Ganesh Pandian A., director of the company in Chennai, whose visually-challenged daughter is an alumna of the school said the app was a natural development. In college, with no teachers to support her at every step, the simple task of finding her way to the restroom was a struggle, he recalled.

Currently, the app can be used by students who learn in English, Hindi, Tamil and Marathi. Its catalogue boasts a total of 4,000 audio lessons. “We developed the version for the vision-impaired first, and the version for the hearing-impaired was the natural next step,” Mr. Maharajan said. The team created visual files that students could read.

The user screen of ‘Audable’ (the app for the hearing impaired) comes with a listen and speak option. The mobile screen is split into two, with the bottom half used to record and store ‘favourite’ words. A hearing-impaired person can tap on the word and the app will pronounce it. The user can type out a message and tap on the speak icon to read it aloud.

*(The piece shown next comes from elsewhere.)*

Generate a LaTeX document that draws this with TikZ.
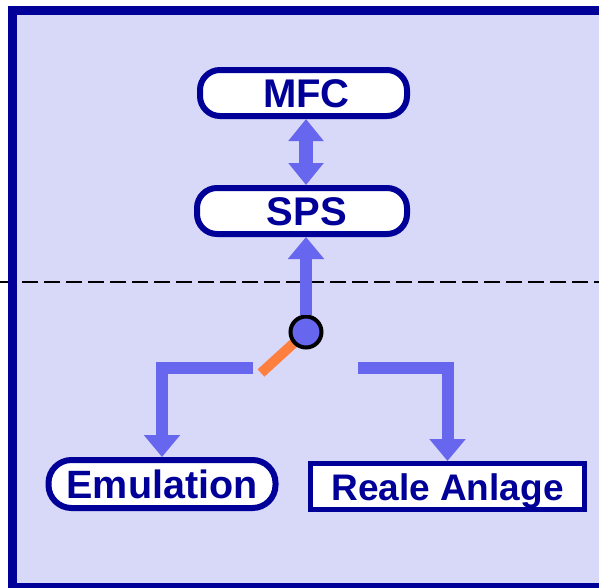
\documentclass[tikz,border=0pt]{standalone}
\usepackage{fontspec}
\setmainfont{Liberation Sans}
\usetikzlibrary{arrows.meta}

\definecolor{framefill}{RGB}{216,216,248}
\definecolor{darkline}{RGB}{0,0,153}
\definecolor{flowblue}{RGB}{102,102,238}
\definecolor{switchorange}{RGB}{255,127,63}

\begin{document}
\begin{tikzpicture}[x=1pt, y=-1pt,
    every node/.style = {align=center, text=darkline, inner sep=0pt},
    unit_round/.style={draw=darkline, fill=white, line width=6pt,
      rounded corners=20pt, minimum height=46pt, text height=29pt, text depth=0pt,
      font=\bfseries\fontsize{40}{48}\selectfont},
    unit_pill/.style={unit_round, rounded corners=23pt, minimum height=48pt,
      text height=28pt, font=\bfseries\fontsize{39.5}{46}\selectfont},
    unit_box/.style={draw=darkline, fill=white, line width=5pt,
      minimum height=46pt, text height=27pt, text depth=0pt,
      font=\bfseries\fontsize{37}{44}\selectfont},
    switch_node/.style={circle, draw=black, fill=flowblue, line width=4pt, minimum size=31pt},
    flow/.style={draw=flowblue, line width=12pt, -{Triangle[width=35pt,length=22pt]}},
    flow_double/.style={draw=flowblue, line width=14pt,
      {Triangle[width=34pt,length=22pt]}-{Triangle[width=34pt,length=22pt]}},
    ]

    \useasboundingbox (0,0) rectangle (599,587);
    \clip (0,0) rectangle (599,587);

    % frame and separating line
    \fill[framefill] (12.5,10.5) rectangle (610,587.5);
    \draw[black, line width=2pt, dash pattern=on 16pt off 6pt] (0,282) -- (599,282);
    \draw[darkline, line width=9pt] (12.5,10.5) rectangle (610,587.5);

    \node[unit_round, minimum width=207pt] (mfc) at (303.5,93) {\hspace*{6pt}MFC};
    \node[unit_round, minimum width=210pt] (sps) at (302,211) {\hspace*{10pt}SPS};
    \node[unit_pill, minimum width=227pt] (emu) at (162,484) {Emulation};
    \node[unit_box, minimum width=274pt] (real) at (447.5,486.5) {Reale Anlage};

    \coordinate (pivot) at (306,332);
    \coordinate (contact) at (261,373);
    \coordinate (left_end) at (253,367.5);
    \coordinate (right_end) at (358,367.5);

    \draw[switchorange, line width=10pt] (pivot) -- (contact);
    \node[switch_node] (switch) at (pivot) {};

    \draw[flow_double] (mfc.south -| pivot) -- (sps.north -| pivot);
    \draw[flow] (switch.north) -- (sps.south -| switch);
    \draw[flow] (left_end) -| (emu.north);
    \draw[flow] (right_end) -| (real.north);

\end{tikzpicture}
\end{document}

“When the user wants to understand what is being said they could simply click the ‘listen’ button and the app will capture the speaker’s voice input and display it as text in a text box”, Mr. Maharajan said.

The app also comes with a default SOS option. It loads two emergency contacts – primary and secondary. A user can tap thrice on the mic to activate a call that will go to the stored primary contact. 

Visually challenged S. Nivedha of Class XII uses the app to access all her classwork materials. “It also allows us to access other books and impart knowledge,” she said. The teachers said the students had the freedom to explore and learn on their own.